● Data provided:
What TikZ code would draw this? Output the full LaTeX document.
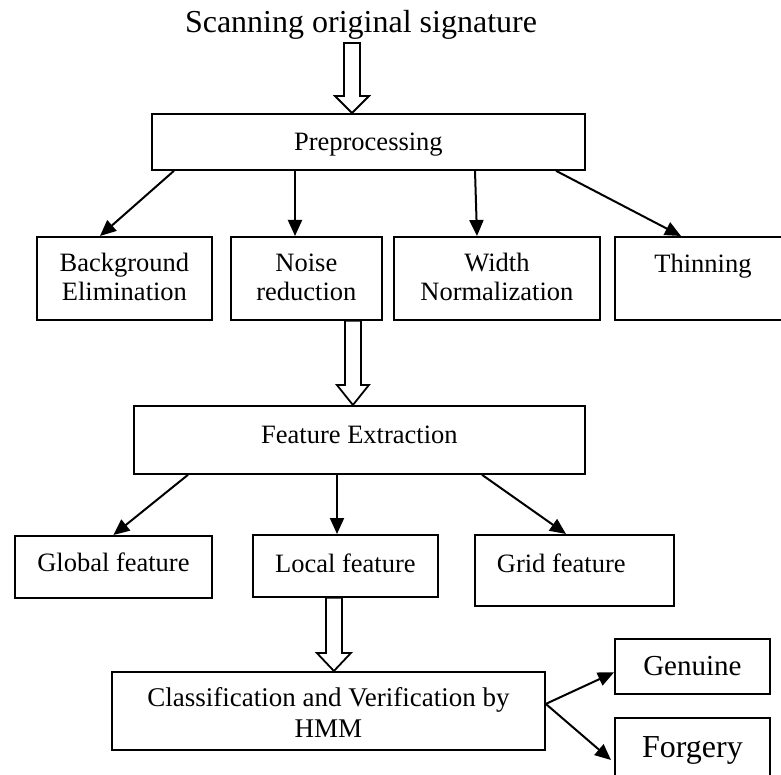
\documentclass[tikz,border=0pt]{standalone}
\usepackage{fontspec}
\setmainfont{Liberation Serif}
\usetikzlibrary{arrows.meta,calc}

\tikzset{
  box/.style={draw, line width=1.8pt, inner sep=0pt, anchor=north west, align=center,
    font=\fontsize{26.5}{29}\selectfont},
  arr/.style={line width=2pt, -{Triangle[length=16pt,width=14pt]}},
  hollow/.style={draw, line width=1.8pt, fill=white, line join=miter},
}

\begin{document}
\begin{tikzpicture}[x=1pt,y=-1pt]
    \useasboundingbox (0,0) rectangle (781,775);
    \clip (0,0) rectangle (781,775);
    % Title
    \node[anchor=base, font=\fontsize{32}{36}\selectfont] (scan) at (361,33) {Scanning original signature};
    % Preprocessing
    \node[box, minimum width=433pt, text height=37pt, text depth=19pt] (pre) at (151,113) {Preprocessing};
    \node[box, minimum width=175pt, text height=64pt, text depth=19pt] (bg) at (36,236) {Background\\Elimination};
    \node[box, minimum width=151pt, text height=64pt, text depth=19pt] (noise) at (230,236) {Noise\\reduction};
    \node[box, minimum width=206pt, text height=64pt, text depth=19pt] (width) at (393,236) {Width\\Normalization};
    \node[box, minimum width=176pt, text height=36pt, text depth=47pt] (thin) at (614,236) {Thinning};
    % Feature extraction
    \node[box, minimum width=451pt, text height=38pt, text depth=30pt] (fe) at (133,405) {Feature Extraction};
    \node[box, minimum width=197pt, text height=36pt, text depth=26pt] (glob) at (14,535) {Global feature};
    \node[box, align=flush left, text width=155pt, inner xsep=22pt, text height=38pt, text depth=33pt] (grid) at (474,534) {Grid feature};
    \node[box, minimum width=185pt, text height=38pt, text depth=24pt] (loc) at (252,534) {Local feature};
    % Classification
    \node[box, minimum width=433pt, text height=66pt, text depth=12pt, font=\fontsize{27}{31}\selectfont] (cls) at (111,671) {Classification and Verification by\\HMM};
    \node[box, minimum width=155pt, text height=37pt, text depth=18pt, font=\fontsize{29}{33}\selectfont] (gen) at (614,638) {Genuine};
    \node[box, minimum width=155pt, text height=40pt, text depth=33pt, font=\fontsize{32}{36}\selectfont] (forg) at (614,717) {Forgery};
    % Hollow arrows
    \coordinate (s1) at (352,43);
    \coordinate (s2) at ([xshift=46.5pt]noise.south);
    \coordinate (s3) at ([xshift=-11.5pt]loc.south);
    \draw[hollow] ($(s1)+(-8,0)$) -- ($(s1 |- pre.north)+(-8,-17)$) -- ++(-9,0) -- (s1 |- pre.north)
        -- ++(17,-17) -- ++(-9,0) -- ($(s1)+(8,0)$) -- cycle;
    \draw[hollow] ($(s2)+(-8,0)$) -- ($(s2 |- fe.north)+(-8,-20)$) -- ++(-8,0) -- (s2 |- fe.north)
        -- ++(16,-20) -- ++(-8,0) -- ($(s2)+(8,0)$) -- cycle;
    \draw[hollow] ($(s3)+(-8,0)$) -- ($(s3 |- cls.north)+(-8,-18)$) -- ++(-9,0) -- (s3 |- cls.north)
        -- ++(17,-18) -- ++(-9,0) -- ($(s3)+(8,0)$) -- cycle;
    % Arrows
    \draw[arr] ([xshift=23pt]pre.south west) -- ([xshift=64pt]bg.north west);
    \draw[arr] ([xshift=144pt]pre.south west) -- ([xshift=65pt]noise.north west);
    \draw[arr] ([xshift=324pt]pre.south west) -- ([xshift=84pt]width.north west);
    \draw[arr] ([xshift=405pt]pre.south west) -- ([xshift=67pt]thin.north west);
    \draw[arr] ([xshift=55pt]fe.south west) -- (glob.north);
    \draw[arr] ([xshift=204pt]fe.south west) -- ([xshift=85pt]loc.north west);
    \draw[arr] ([xshift=349pt]fe.south west) -- ([xshift=92pt]grid.north west);
    \draw[arr] ([yshift=7pt]cls.east) -- ([yshift=-6pt]gen.west);
    \draw[arr] ([yshift=7pt]cls.east) -- ([shift={(-3pt,-43pt)}]forg.north west);
\end{tikzpicture}
\end{document}
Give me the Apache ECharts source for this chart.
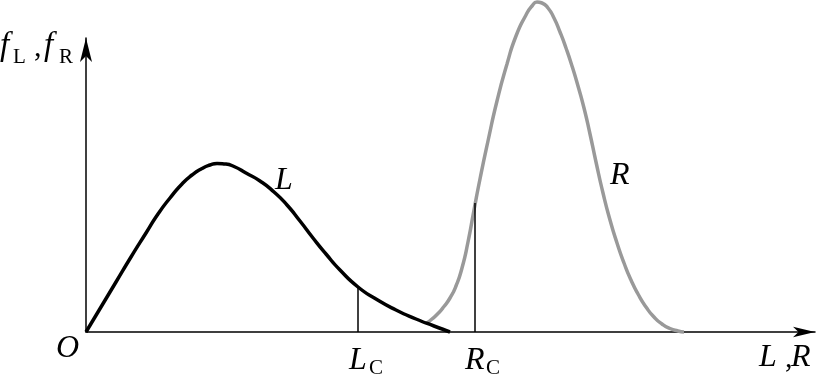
<!DOCTYPE html>
<html><head><meta charset="utf-8">
<script src="https://cdn.jsdelivr.net/npm/echarts@6/dist/echarts.min.js"></script>
<style>html,body{margin:0;padding:0;background:#fff}#c{width:824px;height:376px}</style>
</head><body><div id="c"></div>
<script>
// Load distribution L (black) : [L, f_L]
const loadCurve = [[0,0],[15,25],[30,50],[45,75],[60,99],[72,118],[84,134],[96,148],[106,157],[116,163.5],[124,167],[131,168.5],[139,168],[148,165.5],[160,159],[174,151],[188,140],[201,127],[214,111],[227,94],[240,78],[254,62],[272,45],[290,33],[310,22],[330,13],[348,6],[364,0]];
// Resistance distribution R (gray) : [R, f_R]
const resistCurve = [[341,9],[346,13],[352,18.5],[358,25.5],[364,34],[370,46],[376,64],[382,90],[388,122],[394,153],[402,191],[411,231],[421,268],[430,296],[440,317],[446,326],[451,330],[456,329],[462,324],[468,314],[474,300],[480,284],[486,266],[492,246],[498,224],[504,198],[510,170],[517,139],[524,112],[531,89],[538,69],[545,52],[552,38],[560,25],[568,15],[576,8],[584,3.5],[592,1],[598,0]];
// Critical values
const lcLine = [[272,0],[272,44]];
const rcLine = [[389,0],[389,129]];
const xMax = 729, yMax = 294;

const serif = '"Liberation Serif", "DejaVu Serif", serif';
function txt(x, y, s, size, italic) {
  return {type:'text', x:x, y:y, style:{text:s, font:(italic?'italic ':'')+size+'px '+serif, fill:'#000', verticalAlign:'bottom', align:'left'}};
}
const chart = echarts.init(document.getElementById('c'));
chart.setOption({
  animation:false,
  grid:{left:86, right:9, top:38, bottom:44},
  xAxis:{type:'value', min:0, max:xMax,
    axisLine:{show:true, symbol:['none','arrow'], symbolSize:[8,22], lineStyle:{color:'#000', width:1.5}},
    axisTick:{show:false}, axisLabel:{show:false}, splitLine:{show:false}},
  yAxis:{type:'value', min:0, max:yMax,
    axisLine:{show:true, symbol:['none','arrow'], symbolSize:[9,24], lineStyle:{color:'#000', width:1.5}},
    axisTick:{show:false}, axisLabel:{show:false}, splitLine:{show:false}},
  series:[
    {type:'line', data:resistCurve, smooth:0.6, symbol:'none', clip:false, lineStyle:{color:'#999', width:3.5}},
    {type:'line', data:loadCurve, smooth:0.6, symbol:'none', clip:false, lineStyle:{color:'#000', width:3.5}},
    {type:'line', data:lcLine, symbol:'none', lineStyle:{color:'#000', width:1.5}},
    {type:'line', data:rcLine, symbol:'none', lineStyle:{color:'#000', width:1.5}}
  ],
  graphic:[
    txt(0, 63, 'f', 33, true), txt(13, 68, 'L', 21, false), txt(34, 63, ',', 30, false),
    txt(44, 63, 'f', 33, true), txt(59, 68, 'R', 21, false),
    txt(56, 365, 'O', 32, true),
    txt(759, 374, 'L', 32, true), txt(785, 374, ',', 30, false), txt(791, 374, 'R', 32, true),
    txt(349, 377, 'L', 32, true), txt(369, 379, 'C', 21, false),
    txt(465, 377, 'R', 32, true), txt(486, 379, 'C', 21, false),
    txt(275, 197, 'L', 32, true),
    txt(610, 192, 'R', 32, true)
  ]
});
</script></body></html>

● Your goal: Copy out every line of the material above exactly, skipping the pictures.

● The reply:
What TikZ code would draw this? Output the full LaTeX document.
\documentclass[tikz,border=0pt]{standalone}
\usepackage{fontspec}
\setmainfont{Liberation Serif}
\usetikzlibrary{arrows.meta,calc}

\tikzset{
  box/.style={draw, line width=1.8pt, inner sep=0pt, anchor=north west, align=center,
    font=\fontsize{26.5}{29}\selectfont},
  arr/.style={line width=2pt, -{Triangle[length=16pt,width=14pt]}},
  hollow/.style={draw, line width=1.8pt, fill=white, line join=miter},
}

\begin{document}
\begin{tikzpicture}[x=1pt,y=-1pt]
    \useasboundingbox (0,0) rectangle (781,775);
    \clip (0,0) rectangle (781,775);
    % Title
    \node[anchor=base, font=\fontsize{32}{36}\selectfont] (scan) at (361,33) {Scanning original signature};
    % Preprocessing
    \node[box, minimum width=433pt, text height=37pt, text depth=19pt] (pre) at (151,113) {Preprocessing};
    \node[box, minimum width=175pt, text height=64pt, text depth=19pt] (bg) at (36,236) {Background\\Elimination};
    \node[box, minimum width=151pt, text height=64pt, text depth=19pt] (noise) at (230,236) {Noise\\reduction};
    \node[box, minimum width=206pt, text height=64pt, text depth=19pt] (width) at (393,236) {Width\\Normalization};
    \node[box, minimum width=176pt, text height=36pt, text depth=47pt] (thin) at (614,236) {Thinning};
    % Feature extraction
    \node[box, minimum width=451pt, text height=38pt, text depth=30pt] (fe) at (133,405) {Feature Extraction};
    \node[box, minimum width=197pt, text height=36pt, text depth=26pt] (glob) at (14,535) {Global feature};
    \node[box, align=flush left, text width=155pt, inner xsep=22pt, text height=38pt, text depth=33pt] (grid) at (474,534) {Grid feature};
    \node[box, minimum width=185pt, text height=38pt, text depth=24pt] (loc) at (252,534) {Local feature};
    % Classification
    \node[box, minimum width=433pt, text height=66pt, text depth=12pt, font=\fontsize{27}{31}\selectfont] (cls) at (111,671) {Classification and Verification by\\HMM};
    \node[box, minimum width=155pt, text height=37pt, text depth=18pt, font=\fontsize{29}{33}\selectfont] (gen) at (614,638) {Genuine};
    \node[box, minimum width=155pt, text height=40pt, text depth=33pt, font=\fontsize{32}{36}\selectfont] (forg) at (614,717) {Forgery};
    % Hollow arrows
    \coordinate (s1) at (352,43);
    \coordinate (s2) at ([xshift=46.5pt]noise.south);
    \coordinate (s3) at ([xshift=-11.5pt]loc.south);
    \draw[hollow] ($(s1)+(-8,0)$) -- ($(s1 |- pre.north)+(-8,-17)$) -- ++(-9,0) -- (s1 |- pre.north)
        -- ++(17,-17) -- ++(-9,0) -- ($(s1)+(8,0)$) -- cycle;
    \draw[hollow] ($(s2)+(-8,0)$) -- ($(s2 |- fe.north)+(-8,-20)$) -- ++(-8,0) -- (s2 |- fe.north)
        -- ++(16,-20) -- ++(-8,0) -- ($(s2)+(8,0)$) -- cycle;
    \draw[hollow] ($(s3)+(-8,0)$) -- ($(s3 |- cls.north)+(-8,-18)$) -- ++(-9,0) -- (s3 |- cls.north)
        -- ++(17,-18) -- ++(-9,0) -- ($(s3)+(8,0)$) -- cycle;
    % Arrows
    \draw[arr] ([xshift=23pt]pre.south west) -- ([xshift=64pt]bg.north west);
    \draw[arr] ([xshift=144pt]pre.south west) -- ([xshift=65pt]noise.north west);
    \draw[arr] ([xshift=324pt]pre.south west) -- ([xshift=84pt]width.north west);
    \draw[arr] ([xshift=405pt]pre.south west) -- ([xshift=67pt]thin.north west);
    \draw[arr] ([xshift=55pt]fe.south west) -- (glob.north);
    \draw[arr] ([xshift=204pt]fe.south west) -- ([xshift=85pt]loc.north west);
    \draw[arr] ([xshift=349pt]fe.south west) -- ([xshift=92pt]grid.north west);
    \draw[arr] ([yshift=7pt]cls.east) -- ([yshift=-6pt]gen.west);
    \draw[arr] ([yshift=7pt]cls.east) -- ([shift={(-3pt,-43pt)}]forg.north west);
\end{tikzpicture}
\end{document}
Give me the Apache ECharts source for this chart.
<!DOCTYPE html>
<html><head><meta charset="utf-8">
<script src="https://cdn.jsdelivr.net/npm/echarts@6/dist/echarts.min.js"></script>
<style>html,body{margin:0;padding:0;background:#fff}#c{width:824px;height:376px}</style>
</head><body><div id="c"></div>
<script>
// Load distribution L (black) : [L, f_L]
const loadCurve = [[0,0],[15,25],[30,50],[45,75],[60,99],[72,118],[84,134],[96,148],[106,157],[116,163.5],[124,167],[131,168.5],[139,168],[148,165.5],[160,159],[174,151],[188,140],[201,127],[214,111],[227,94],[240,78],[254,62],[272,45],[290,33],[310,22],[330,13],[348,6],[364,0]];
// Resistance distribution R (gray) : [R, f_R]
const resistCurve = [[341,9],[346,13],[352,18.5],[358,25.5],[364,34],[370,46],[376,64],[382,90],[388,122],[394,153],[402,191],[411,231],[421,268],[430,296],[440,317],[446,326],[451,330],[456,329],[462,324],[468,314],[474,300],[480,284],[486,266],[492,246],[498,224],[504,198],[510,170],[517,139],[524,112],[531,89],[538,69],[545,52],[552,38],[560,25],[568,15],[576,8],[584,3.5],[592,1],[598,0]];
// Critical values
const lcLine = [[272,0],[272,44]];
const rcLine = [[389,0],[389,129]];
const xMax = 729, yMax = 294;

const serif = '"Liberation Serif", "DejaVu Serif", serif';
function txt(x, y, s, size, italic) {
  return {type:'text', x:x, y:y, style:{text:s, font:(italic?'italic ':'')+size+'px '+serif, fill:'#000', verticalAlign:'bottom', align:'left'}};
}
const chart = echarts.init(document.getElementById('c'));
chart.setOption({
  animation:false,
  grid:{left:86, right:9, top:38, bottom:44},
  xAxis:{type:'value', min:0, max:xMax,
    axisLine:{show:true, symbol:['none','arrow'], symbolSize:[8,22], lineStyle:{color:'#000', width:1.5}},
    axisTick:{show:false}, axisLabel:{show:false}, splitLine:{show:false}},
  yAxis:{type:'value', min:0, max:yMax,
    axisLine:{show:true, symbol:['none','arrow'], symbolSize:[9,24], lineStyle:{color:'#000', width:1.5}},
    axisTick:{show:false}, axisLabel:{show:false}, splitLine:{show:false}},
  series:[
    {type:'line', data:resistCurve, smooth:0.6, symbol:'none', clip:false, lineStyle:{color:'#999', width:3.5}},
    {type:'line', data:loadCurve, smooth:0.6, symbol:'none', clip:false, lineStyle:{color:'#000', width:3.5}},
    {type:'line', data:lcLine, symbol:'none', lineStyle:{color:'#000', width:1.5}},
    {type:'line', data:rcLine, symbol:'none', lineStyle:{color:'#000', width:1.5}}
  ],
  graphic:[
    txt(0, 63, 'f', 33, true), txt(13, 68, 'L', 21, false), txt(34, 63, ',', 30, false),
    txt(44, 63, 'f', 33, true), txt(59, 68, 'R', 21, false),
    txt(56, 365, 'O', 32, true),
    txt(759, 374, 'L', 32, true), txt(785, 374, ',', 30, false), txt(791, 374, 'R', 32, true),
    txt(349, 377, 'L', 32, true), txt(369, 379, 'C', 21, false),
    txt(465, 377, 'R', 32, true), txt(486, 379, 'C', 21, false),
    txt(275, 197, 'L', 32, true),
    txt(610, 192, 'R', 32, true)
  ]
});
</script></body></html>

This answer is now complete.